JEFFREY BROWN: Now, you have, I guess — I hope you have piqued people’s interest and talked about the brightness here. How exactly and when and where do people see it?
PETER NUGENT: So this supernova is going to be one of the brightest supernova in the last 40 years, save for 87A, which was in the Southern Hemisphere. So this is a real treat for us in the Northern Hemisphere.
It’s going to reach what we call 10th magnitude in astronomical terms, which is about one-one-hundredth as faint as the human eye can see, but reachable with binoculars, a good pair like 20x80s or 25x100s, or a small telescope, a six-to-eight-inch telescope.

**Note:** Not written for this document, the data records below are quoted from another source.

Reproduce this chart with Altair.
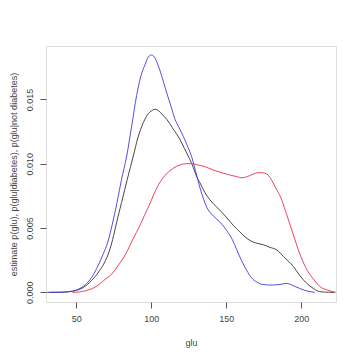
import altair as alt
import pandas as pd

# p(glu|not diabetes) - blue
blue_x = [32, 40, 45, 50, 55, 59, 62, 65, 68, 71, 74, 77, 80, 83.6, 87, 90.2, 93, 95.8, 98, 100,
          102, 104.7, 107.5, 110.3, 113, 115.8, 118.5, 121.4, 124, 127, 130, 132.5, 135, 137, 140,
          143.6, 147, 150.3, 154, 157, 160, 163.6, 167, 170.3, 175, 179, 185, 190, 195, 199, 204, 209]
blue_y = [0, 0.00001, 0.00005, 0.00018, 0.0005, 0.00096, 0.0015, 0.0022, 0.003, 0.0039, 0.0053,
          0.0069, 0.0087, 0.0106, 0.0130, 0.0153, 0.0168, 0.0177, 0.0183, 0.01845, 0.0183, 0.0176,
          0.0166, 0.0155, 0.0145, 0.01345, 0.0128, 0.0121, 0.0114, 0.0105, 0.0092, 0.0081, 0.0072,
          0.0066, 0.0061, 0.0057, 0.0053, 0.0048, 0.0041, 0.0033, 0.0025, 0.0017, 0.0011, 0.0008,
          0.0006, 0.00057, 0.0006, 0.0007, 0.0005, 0.0003, 0.0001, 0]

# p(glu) - black
black_x = [30.5, 40, 45, 50, 55, 60, 65, 68.7, 72, 74.2, 77, 80.2, 84, 88, 91, 94.7, 98, 100, 102.5,
           105, 107.5, 110.3, 114, 119, 122, 125.8, 128, 130.2, 132.5, 135.5, 139, 143, 148, 151,
           154.7, 159, 163.6, 168, 171, 174.7, 179, 183.6, 188, 194.7, 199, 203.6, 208, 212.5, 218, 222]
black_y = [0, 0.00001, 0.00005, 0.00015, 0.0004, 0.0009, 0.0016, 0.0023, 0.0032, 0.0041, 0.0055,
           0.0070, 0.0088, 0.0106, 0.0120, 0.0132, 0.0139, 0.0141, 0.01423, 0.0141, 0.0138, 0.01345,
           0.0128, 0.0119, 0.0112, 0.0103, 0.0097, 0.0090, 0.0085, 0.0078, 0.0072, 0.0067, 0.0061,
           0.0057, 0.0052, 0.0047, 0.0042, 0.0039, 0.0038, 0.0037, 0.0035, 0.0033, 0.0028, 0.0020,
           0.0013, 0.0007, 0.0003, 0.00005, 0.00001, 0]

# p(glu|diabetes) - red
red_x = [47.5, 52, 57, 63, 68, 74.2, 78, 83, 88, 92, 95.5, 98.7, 102, 106, 110, 114, 119, 123, 127,
         131, 135, 141.5, 147, 153, 157, 160.3, 164, 168, 171, 173.6, 177, 180.3, 183, 186.2, 189.5,
         192.9, 196, 199.6, 204, 208.5, 213, 217.4, 223]
red_y = [0, 0.00003, 0.00015, 0.00044, 0.0009, 0.0015, 0.0021, 0.0030, 0.0042, 0.0051, 0.0060,
         0.0068, 0.0077, 0.0086, 0.0092, 0.0096, 0.0099, 0.0100, 0.0100, 0.0099, 0.0098, 0.0095,
         0.0093, 0.0091, 0.0090, 0.0089, 0.0090, 0.0092, 0.0093, 0.0093, 0.0092, 0.0087, 0.0081,
         0.0074, 0.0063, 0.0051, 0.0040, 0.0028, 0.0017, 0.00096, 0.0004, 0.00018, 0]

x_ticks = [50, 100, 150, 200]
y_ticks = [0.0, 0.005, 0.010, 0.015]

rows = []
for name, xs, ys in [("all", black_x, black_y), ("diabetes", red_x, red_y), ("not", blue_x, blue_y)]:
    for i, (a, b) in enumerate(zip(xs, ys)):
        rows.append({"series": name, "glu": a, "p": b, "i": i})
df = pd.DataFrame(rows)

FONT = "Liberation Sans"

chart = alt.Chart(df).mark_line(strokeWidth=0.9, interpolate="monotone", clip=True).encode(
    x=alt.X("glu:Q",
            scale=alt.Scale(domain=[29.8, 223.1], nice=False, zero=False),
            axis=alt.Axis(values=x_ticks, title="glu", domain=False, grid=False,
                          tickSize=6, tickColor="#555", labelPadding=6,
                          labelFont=FONT, labelFontSize=9, labelColor="#444",
                          titleFont=FONT, titleFontSize=9, titleFontWeight="normal",
                          titleColor="#444", titlePadding=15, labelFlush=False)),
    y=alt.Y("p:Q",
            scale=alt.Scale(domain=[-0.00075, 0.01915], nice=False, zero=False),
            axis=alt.Axis(values=y_ticks, format=".3f", domain=False, grid=False,
                          title="estimate p(glu), p(glu|diabetes), p(glu|not diabetes)",
                          tickSize=6, tickColor="#555", labelAngle=270,
                          labelAlign="center", labelBaseline="bottom", labelPadding=6,
                          labelFont=FONT, labelFontSize=9, labelColor="#444",
                          titleFont=FONT, titleFontSize=9, titleFontWeight="normal",
                          titleColor="#444", titlePadding=7, labelFlush=False)),
    color=alt.Color("series:N", legend=None,
                    scale=alt.Scale(domain=["all", "diabetes", "not"],
                                    range=["#333333", "#e8304a", "#3c3ce0"])),
    detail="series:N",
    order="i:Q",
).properties(
    width=290, height=256,
    autosize="none",
    padding={"left": 38, "top": 38, "right": 16, "bottom": 50},
).configure_view(stroke="#555", strokeWidth=1).configure(background="white")

chart.save("out.html", embed_options={"renderer": "svg", "actions": False})
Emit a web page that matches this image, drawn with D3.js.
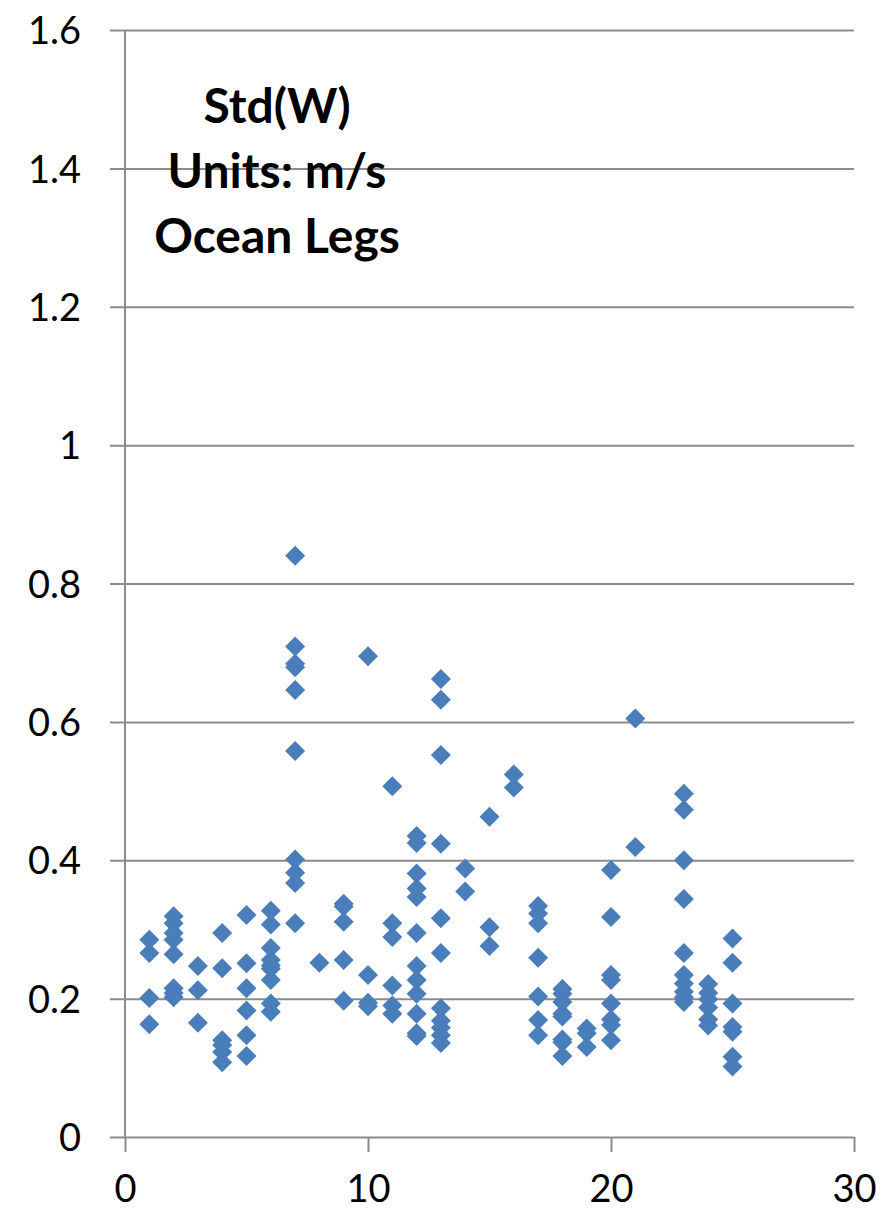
<!DOCTYPE html>
<html>
<head>
<meta charset="utf-8">
<script src="https://cdn.jsdelivr.net/npm/d3@7"></script>
<style>
  html, body { margin: 0; padding: 0; background: #ffffff; }
  svg { display: block; }
  text { font-family: Lato, "Open Sans", "DejaVu Sans", sans-serif; }
</style>
</head>
<body>
<svg id="chart" width="885" height="1221"></svg>
<script>
// Leg number of each column of points
const legs = [1, 2, 3, 4, 5, 6, 7, 8, 9, 10, 11, 12, 13, 14, 15, 16, 17, 18, 19, 20, 21, 23, 24, 25];

// Std(W) values (m/s) measured on each leg, same order as `legs`
const stdW = [
  [0.285, 0.266, 0.201, 0.163],
  [0.319, 0.309, 0.295, 0.285, 0.264, 0.215, 0.208, 0.202],
  [0.247, 0.212, 0.165],
  [0.295, 0.244, 0.140, 0.133, 0.123, 0.108],
  [0.321, 0.251, 0.215, 0.183, 0.147, 0.117],
  [0.327, 0.307, 0.273, 0.256, 0.248, 0.243, 0.227, 0.193, 0.181],
  [0.840, 0.709, 0.684, 0.679, 0.646, 0.558, 0.401, 0.382, 0.367, 0.309],
  [0.252],
  [0.337, 0.333, 0.311, 0.256, 0.197],
  [0.695, 0.234, 0.194, 0.189],
  [0.507, 0.309, 0.289, 0.219, 0.190, 0.178],
  [0.435, 0.425, 0.381, 0.359, 0.347, 0.295, 0.247, 0.227, 0.207, 0.178, 0.150, 0.146],
  [0.662, 0.632, 0.552, 0.424, 0.316, 0.266, 0.186, 0.168, 0.158, 0.147, 0.136],
  [0.388, 0.355],
  [0.463, 0.303, 0.276],
  [0.524, 0.505],
  [0.334, 0.323, 0.309, 0.259, 0.203, 0.169, 0.147],
  [0.214, 0.207, 0.195, 0.178, 0.174, 0.141, 0.137, 0.117],
  [0.157, 0.150, 0.130],
  [0.386, 0.318, 0.234, 0.227, 0.193, 0.170, 0.162, 0.140],
  [0.605, 0.419],
  [0.496, 0.473, 0.400, 0.344, 0.266, 0.234, 0.222, 0.210, 0.202, 0.195],
  [0.221, 0.208, 0.199, 0.187, 0.170, 0.161],
  [0.287, 0.252, 0.193, 0.159, 0.152, 0.116, 0.102]
];

// Axis tick values
const xTicks = [0, 10, 20, 30];
const yTicks = [0, 0.2, 0.4, 0.6, 0.8, 1, 1.2, 1.4, 1.6];

// Title lines
const titleLines = ["Std(W)", "Units: m/s", "Ocean Legs"];

const points = legs.flatMap((leg, i) => stdW[i].map(v => ({ leg, v })));

const svg = d3.select("#chart");
const plot = { left: 125, right: 854, top: 30, bottom: 1137 };

const x = d3.scaleLinear().domain([0, 30]).range([plot.left, plot.right]);
const y = d3.scaleLinear().domain([0, 1.6]).range([plot.bottom, plot.top]);

const gridColor = "#8c8c8c";

// Horizontal gridlines, extending left of the axis as tick marks
const yAxis = d3.axisLeft(y)
  .tickValues(yTicks)
  .tickSize(-(plot.right - plot.left))
  .tickPadding(45)
  .tickFormat(d => String(d));

const gy = svg.append("g")
  .attr("transform", `translate(${plot.left},0)`)
  .call(yAxis);
gy.select(".domain").remove();
gy.selectAll(".tick line")
  .attr("x1", -15)
  .attr("stroke", gridColor)
  .attr("stroke-width", 2);
gy.selectAll(".tick text")
  .attr("fill", "#000")
  .attr("font-size", 38)
  .attr("x", -44)
  .attr("dy", "0.36em");

// X axis with downward ticks
const xAxis = d3.axisBottom(x)
  .tickValues(xTicks)
  .tickSize(15)
  .tickPadding(21)
  .tickFormat(d => String(d));

const gx = svg.append("g")
  .attr("transform", `translate(0,${plot.bottom})`)
  .call(xAxis);
gx.select(".domain").remove();
gx.selectAll(".tick line")
  .attr("stroke", gridColor)
  .attr("stroke-width", 2);
gx.selectAll(".tick text")
  .attr("fill", "#000")
  .attr("font-size", 38)
  .attr("dy", "0.75em");

// Vertical value axis line
svg.append("line")
  .attr("x1", x(0)).attr("x2", x(0))
  .attr("y1", y(1.6)).attr("y2", y(0))
  .attr("stroke", gridColor)
  .attr("stroke-width", 2);

// Diamond markers
const diamond = d3.symbol().type(d3.symbolSquare).size(200);
svg.append("g")
  .selectAll("path")
  .data(points)
  .join("path")
  .attr("d", diamond)
  .attr("transform", d => `translate(${x(d.leg)},${y(d.v)}) rotate(45)`)
  .attr("fill", "#4a7ebb");

// Title block
svg.append("g")
  .selectAll("text")
  .data(titleLines)
  .join("text")
  .attr("x", 277)
  .attr("y", (d, i) => 123 + i * 65)
  .attr("text-anchor", "middle")
  .attr("font-size", 48)
  .attr("font-weight", "bold")
  .attr("fill", "#000")
  .text(d => d);
</script>
</body>
</html>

The best time to look for it is shortly after it peaks, which is this weekend. It will still stay relatively bright for a couple weeks, but the full moon occurs on September 12. So, if we wait until just until after that, the moon will rise later and later in the evening, and just after sunset, the Big Dipper will be at its highest point.
So that’s when the skies will be the darkest and the supernova will be at its most easily accessible point in the sky to see.
JEFFREY BROWN: So, a good pair of binoculars; we don’t need your telescope or the Hubble at home, right?
PETER NUGENT: No, no, just the simple six-inch telescope or a very good pair of binoculars, and you should be able to spot it easily.
JEFFREY BROWN: All right.
Peter Nugent of the Lawrence Berkeley National Lab, thanks so much.
PETER NUGENT: Thank you for having me.